WASHINGTON — The Russian space agency, Roscosmos, successfully demonstrated the heavy-lift version of its long-awaited Angara series of rockets Dec. 23 from the Plesetsk Cosmosrome in northern Russia, the agency said.
The Angara-A5 successfully placed a 2-ton dummy payload into geosynchronous orbit some nine hours after lifting off at 8:57 a.m. local time, according to the Moscow-based Khrunichev State Research and Space Production Center, the vehicle's prime contractor.
The rocket featured three common-core stages fueled by liquid oxygen and kerosene and was topped by a flight-proven Breeze-M upper stage. The total liftoff mass was 768 metric tons, Khrunichev said. [Best Russian Space Missions of All Time]
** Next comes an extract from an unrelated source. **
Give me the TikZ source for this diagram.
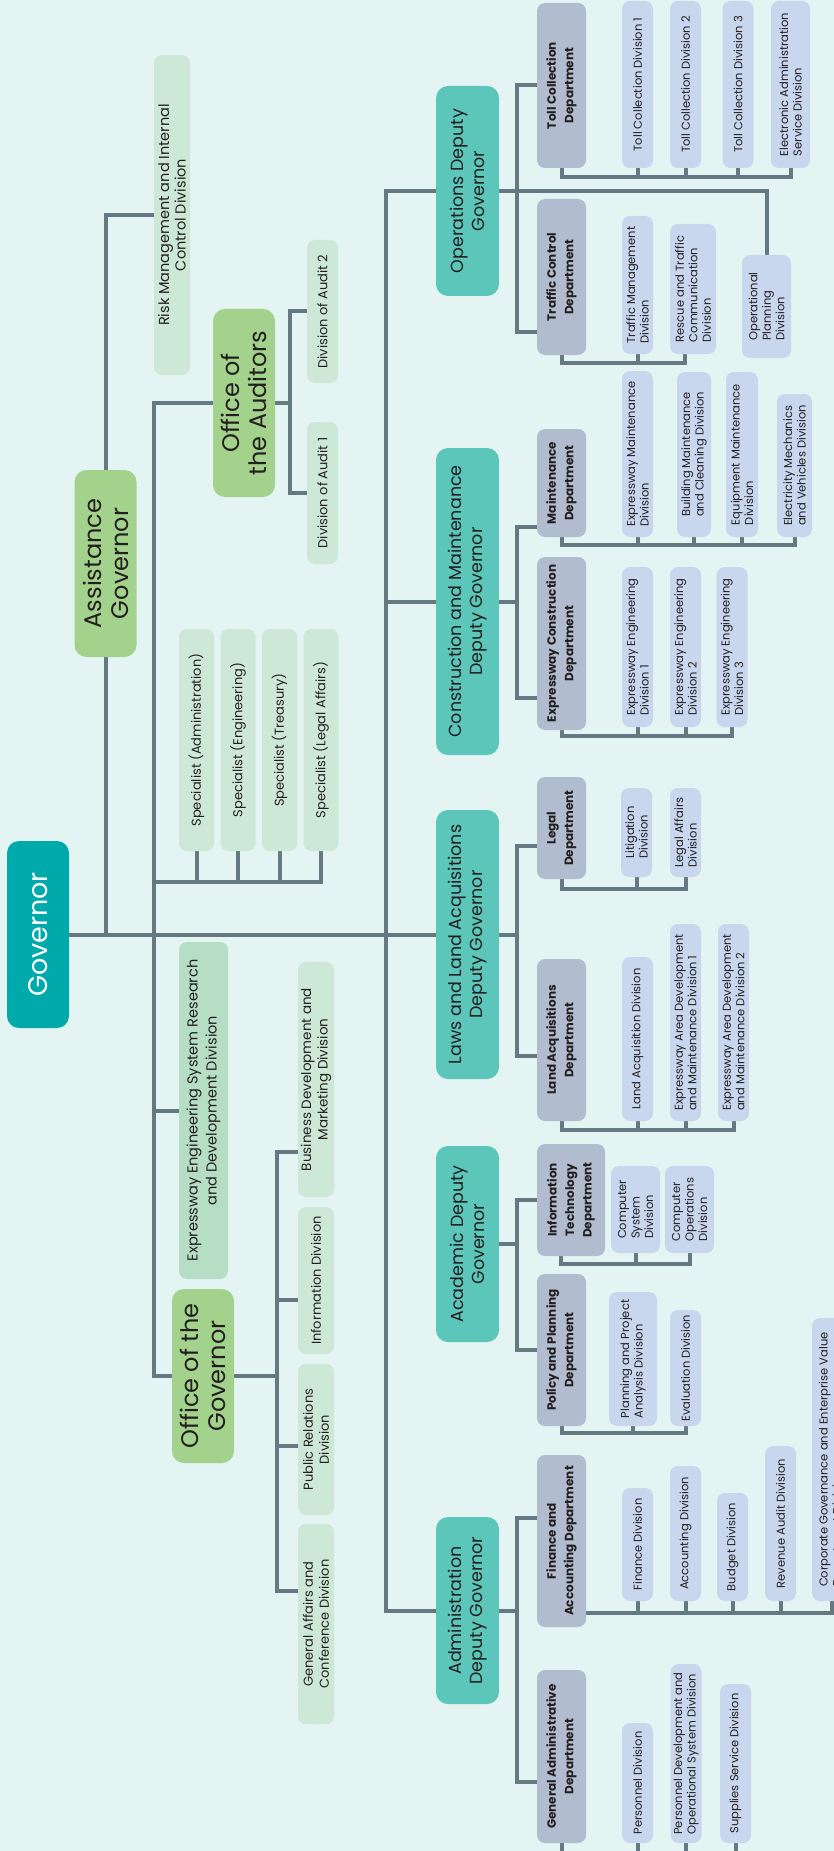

After separating from the third stage, the Breeze-M delivered the dummy payload to the desired orbit. As planned, the upper stage remained attached to the dummy payload, and subsequently performed two additional maneuvers to reach a graveyard orbit, Khrunichev said.
Angara is a modular series of rockets designed to launch different classes of payloads to various orbits. The heavy-lift version will enable Russia to launch geostationary-orbiting satellites from its own territory. Currently such satellites are launched from the Baikonur Cosmodrome in Kazakhstan aboard the Proton rocket, which uses a highly toxic hydrazine fuel.
The Angara-A5 flight follows the successful launch in July of a smaller version of the family, Angara 1.2, on a suborbital mission.